►

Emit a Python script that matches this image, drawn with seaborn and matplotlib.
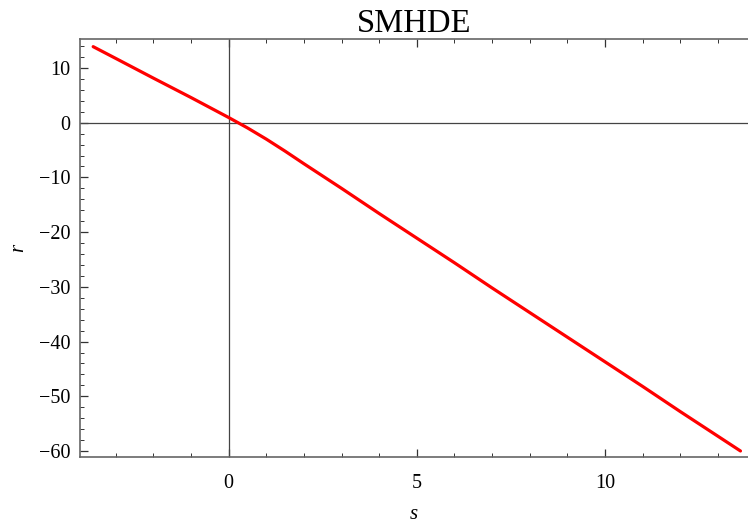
import seaborn as sns
import numpy as np
import pandas as pd
import matplotlib.pyplot as plt
from matplotlib.ticker import MultipleLocator

# values
s_vals = [-3.6, -3.0, -2.0, -1.0, 0.0, 0.5, 1.0, 1.5, 2.0, 3.0, 4.0, 5.0, 6.0, 7.0,
          8.0, 9.0, 10.0, 11.0, 12.0, 13.0, 13.6]
r_vals = [13.9, 11.75, 8.15, 4.6, 0.95, -0.95, -3.0, -5.2, -7.5, -12.0, -16.6, -21.1,
          -25.6, -30.2, -34.7, -39.2, -43.7, -48.2, -52.8, -57.3, -60.0]
title = "SMHDE"

df = pd.DataFrame({"s": s_vals, "r": r_vals})

sns.set_style("white")
plt.rcParams["font.family"] = ["Liberation Serif", "DejaVu Serif"]
plt.rcParams["text.color"] = "black"
plt.rcParams["axes.labelcolor"] = "black"

fig = plt.figure(figsize=(7.48, 5.24), dpi=100)
ax = fig.add_axes([80 / 748, 1 - 457 / 524, 668 / 748, (457 - 39) / 524])

ax.axhline(0, color="#444444", lw=0.9, zorder=1)
ax.axvline(0, color="#444444", lw=0.9, zorder=1)
sns.lineplot(data=df, x="s", y="r", color="red", lw=2.3, ax=ax, zorder=3)

ax.set_xlim(-3.95, 13.8)
ax.set_ylim(-61.1, 15.3)
ax.xaxis.set_minor_locator(MultipleLocator(1))
ax.yaxis.set_minor_locator(MultipleLocator(2))
ax.set_xticks([0, 5, 10])
ax.set_xticklabels(["0", "5", "10"])
ax.set_yticks([-60, -50, -40, -30, -20, -10, 0, 10])
ax.set_yticklabels(["\u221260", "\u221250", "\u221240", "\u221230", "\u221220",
                    "\u221210", "0", "10"])

ax.tick_params(axis="x", which="both", direction="in", top=True, bottom=True,
               colors="#333333", labelcolor="black", labelsize=14.5, pad=12)
ax.tick_params(axis="y", which="both", direction="in", left=True, right=False,
               colors="#333333", labelcolor="black", labelsize=14.5, pad=7)
ax.tick_params(which="major", length=6, width=0.9)
ax.tick_params(which="minor", length=3, width=0.7)

for side in ["left", "bottom", "top"]:
    ax.spines[side].set_color("#666666")
    ax.spines[side].set_linewidth(1.2)
ax.spines["right"].set_visible(False)

ax.set_title(title, fontsize=23.5, pad=3, color="black")
ax.set_xlabel("s", fontsize=15, style="italic", labelpad=9)
ax.set_ylabel("r", fontsize=15, style="italic", labelpad=8)

fig.savefig("out.png", dpi=100)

◄

■ TO BE DONE
From the opening line of the listing above through the line bearing "lw=2.3, ax=ax, zorder=3)", repeat each line exactly. Drop every picture.

■ WRITTEN ANSWER
Emit a Python script that matches this image, drawn with seaborn and matplotlib.
import seaborn as sns
import numpy as np
import pandas as pd
import matplotlib.pyplot as plt
from matplotlib.ticker import MultipleLocator

# values
s_vals = [-3.6, -3.0, -2.0, -1.0, 0.0, 0.5, 1.0, 1.5, 2.0, 3.0, 4.0, 5.0, 6.0, 7.0,
          8.0, 9.0, 10.0, 11.0, 12.0, 13.0, 13.6]
r_vals = [13.9, 11.75, 8.15, 4.6, 0.95, -0.95, -3.0, -5.2, -7.5, -12.0, -16.6, -21.1,
          -25.6, -30.2, -34.7, -39.2, -43.7, -48.2, -52.8, -57.3, -60.0]
title = "SMHDE"

df = pd.DataFrame({"s": s_vals, "r": r_vals})

sns.set_style("white")
plt.rcParams["font.family"] = ["Liberation Serif", "DejaVu Serif"]
plt.rcParams["text.color"] = "black"
plt.rcParams["axes.labelcolor"] = "black"

fig = plt.figure(figsize=(7.48, 5.24), dpi=100)
ax = fig.add_axes([80 / 748, 1 - 457 / 524, 668 / 748, (457 - 39) / 524])

ax.axhline(0, color="#444444", lw=0.9, zorder=1)
ax.axvline(0, color="#444444", lw=0.9, zorder=1)
sns.lineplot(data=df, x="s", y="r", color="red", lw=2.3, ax=ax, zorder=3)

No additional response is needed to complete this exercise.